Greetings from Geneva Switzerland, where I am presenting at the 18th International Humanitarian Conference, an annual event put on by my colleagues at our Geneva campus, this year on Access to Health. I had the chance to put one of our favorite topics, teaching failure, into practice while here.
The opening night of the conference, which is aimed at students and the community, includes a roundtable conversation on campus with Webster students on a human rights topic, usually linked to the year’s chosen theme by our Institute of Human Rights and Humanitarian Studies. This year the topic was statelessness, and I was asked to be on the panel.
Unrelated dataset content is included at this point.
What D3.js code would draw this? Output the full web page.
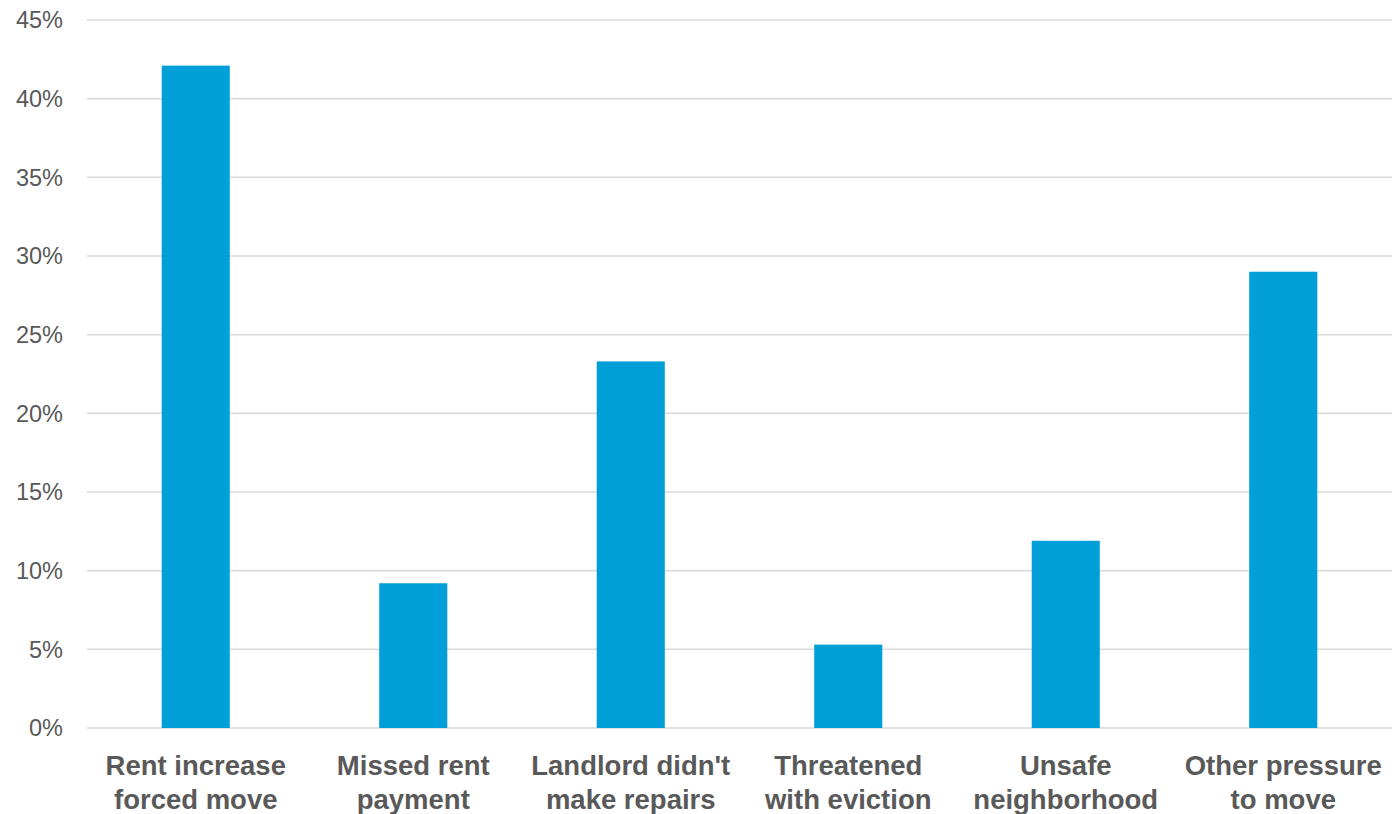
<!DOCTYPE html>
<html><head><meta charset="utf-8">
<script src="https://cdn.jsdelivr.net/npm/d3@7"></script>
<style>
html,body{margin:0;padding:0;background:#fff;}
svg{display:block;font-family:"Liberation Sans",Arial,sans-serif;}
</style></head>
<body><svg id="c" width="1392" height="814"></svg>
<script>
const categories = [["Rent increase","forced move"],["Missed rent","payment"],["Landlord didn't","make repairs"],["Threatened","with eviction"],["Unsafe","neighborhood"],["Other pressure","to move"]];
const values = [42.1, 9.2, 23.3, 5.3, 11.9, 29.0];
const yTicks = [0,5,10,15,20,25,30,35,40,45];

const svg = d3.select("#c");
const m = {left:87, right:0, top:20, bottom:86};
const W = 1392, H = 814;
const x = d3.scaleBand().domain(d3.range(categories.length)).range([m.left, W-m.right]).paddingInner(0.687).paddingOuter(0.3435);
const y = d3.scaleLinear().domain([0,45]).range([H-m.bottom, m.top]);

svg.append("g").selectAll("line").data(yTicks).join("line")
  .attr("x1", m.left).attr("x2", W).attr("y1", d=>y(d)).attr("y2", d=>y(d))
  .attr("stroke","#d9d9d9").attr("stroke-width",1.5);

svg.append("g").selectAll("text").data(yTicks).join("text")
  .attr("x", 63).attr("y", d=>y(d)).attr("dy","0.36em").attr("text-anchor","end")
  .attr("font-size",23.5).attr("fill","#595959").text(d=>d+"%");

svg.append("g").selectAll("rect").data(values).join("rect")
  .attr("x",(d,i)=>x(i)).attr("width",x.bandwidth())
  .attr("y",d=>y(d)).attr("height",d=>y(0)-y(d)).attr("fill","#009fd7");

const lab = svg.append("g").selectAll("text").data(categories).join("text")
  .attr("text-anchor","middle").attr("font-size",27.5).attr("font-weight","bold").attr("fill","#595959");
lab.each(function(d,i){
  const t = d3.select(this);
  d.forEach((s,j)=>t.append("tspan").attr("x", x(i)+x.bandwidth()/2).attr("y", 775+j*34).text(s));
});
</script></body></html>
The students–a mix of undergraduate and masters-level graduate students–are encouraged to participate, but in years past have usually just sat back and let the faculty talk. This year looked to be much of the same–the chair asked a number of good questions, but for whatever reason–potentially including the presence of unfamiliar faculty–they were unwilling to do so. I asked for the mic, then, and encouraged them to fail–to ‘dare to be wrong’, as I put it, but that joining the conversation was worthwhile, that this was a safe space to do so, and that learning only comes through being willing to fail.
I don’t know if it was my encouragement that got them talking*, but there was a fairly spirited discussion after that about issues of statelessness, identity, and nationality. I like to think that it helped. It also may have helped that the faculty disagreed with each other, showing the students that there is no single ‘truth’ to find. What I can say for sure is that a roundtable with lots of student participation is light-years better than one where the faculty completely dominate the discussion.
*Edited to Add: I spoke with a couple of the students today and they said that my comments did really help them get over their insecurity about speaking. So there’s some anecdotal data, for what it is worth.